The question now is whether the Army needs beefing up to fight the kind of European war against Russia Ukraine is now engaged in. That’s why we need a defence review to provide the answer.

For the past 30 years our four Trident nuclear submarines - Vanguard, Victorious, Vengeance and Vigilant - have provided us with the ultimate security blanket.

Unlike nuclear bombers, which were scrapped in 1998 because the enemy can see them coming, subs can beetle along underwater and with their unlimited range pop up undetected anywhere. Each boat has the destructive power of eight Hiroshimas.

Under CASD - Continuous At-Sea Deterrence - one sub is always out and about somewhere, and not even the sailors on board know where they are, where they are going, or where they have been. Another boat is on standby, a third on training exercises while the fourth is parked in a garage being serviced.

The Vanguard Class submarines are about to be replaced by Dreadnaughts. It is a hugely expensive programme costing as much as £200bn in all.
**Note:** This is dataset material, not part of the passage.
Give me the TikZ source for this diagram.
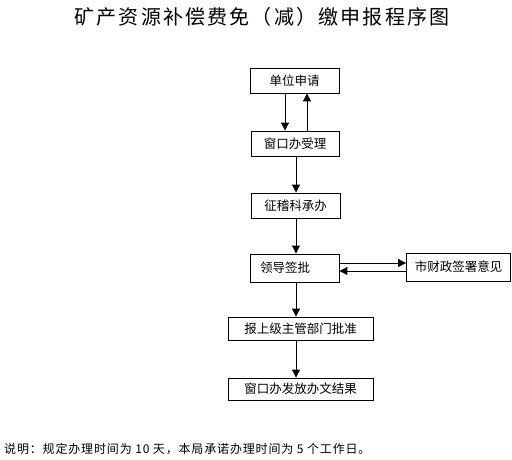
\documentclass[tikz,border=0pt]{standalone}
\usepackage{fontspec}
\setmainfont{Noto Sans CJK SC}
\usetikzlibrary{arrows.meta}
\begin{document}
\begin{tikzpicture}[x=1pt,y=-1pt,
  box/.style={draw=black,line width=0.9pt,inner sep=0pt,font=\fontsize{12.5}{14}\selectfont},
  arr/.style={draw=black,line width=1pt,-{Triangle[width=8pt,length=8pt]}}]
\useasboundingbox[fill=white] (0,0) rectangle (512,460);
\node[font=\fontsize{20}{24}\selectfont\addfontfeature{LetterSpace=11}] (title) at (262,17) {矿产资源补偿费免（减）缴申报程序图};
\node[box,minimum width=89pt,minimum height=25pt] (b1) at (294.5,80.5) {单位申请};
\node[box,minimum width=88pt,minimum height=25pt] (b2) at (295,143.5) {窗口办受理};
\node[box,minimum width=89pt,minimum height=25pt] (b3) at (295.5,205.5) {征稽科承办};
\node[box,minimum width=89pt,minimum height=28pt,text width=69pt,inner xsep=10pt,align=left] (b4) at (294.5,268) {领导签批};
\node[box,minimum width=104pt,minimum height=28pt] (b5) at (458.5,267) {市财政签署意见};
\node[box,minimum width=145pt,minimum height=23pt] (b6) at (300.5,328.5) {报上级主管部门批准};
\node[box,minimum width=145pt,minimum height=22pt] (b7) at (300.5,389) {窗口办发放办文结果};
\node[anchor=west,inner sep=0pt,font=\fontsize{12}{14}\selectfont\addfontfeature{LetterSpace=7}] (note) at (4,449) {说明：规定办理时间为 10 天，本局承诺办理时间为 5 个工作日。};
\coordinate (xa) at (285,0);
\coordinate (xb) at (307,0);
\coordinate (xc) at (296,0);
\coordinate (ya) at (0,263);
\coordinate (yb) at (0,271);
\draw[arr] (b1.south -| xa) -- (b2.north -| xa);
\draw[arr] (b2.north -| xb) -- (b1.south -| xb);
\draw[arr] (b2.south -| xc) -- (b3.north -| xc);
\draw[arr] (b3.south -| xc) -- (b4.north -| xc);
\draw[arr] (b4.east |- ya) -- (b5.west |- ya);
\draw[arr] (b5.west |- yb) -- (b4.east |- yb);
\draw[arr] (b4.south -| xc) -- (b6.north -| xc);
\draw[arr] (b6.south -| xc) -- (b7.north -| xc);
\end{tikzpicture}
\end{document}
Any money saved could be spent on conventional flashbangs instead.


Keir Starmer


In 2010 the Royal United Services Institute said we could cut the number of boats from four to three - or even two if there was no longer any need to maintain CASD.

By the 2015 election Labour was also thinking along those lines, and pledged a defence review had they got into government.

The then shadow Chancellor Ed Balls said: “My job is to ask questions and we’re going to challenge to see whether there’s any way you could do it with three (boats) rather than four.

“I think many of the experts think in the end not, but it’s a good thing for us to do, to ask the difficult questions.”

If Keir Starmer becomes PM you can be sure his Chancellor Rachel Reeves will be asking those same questions, too.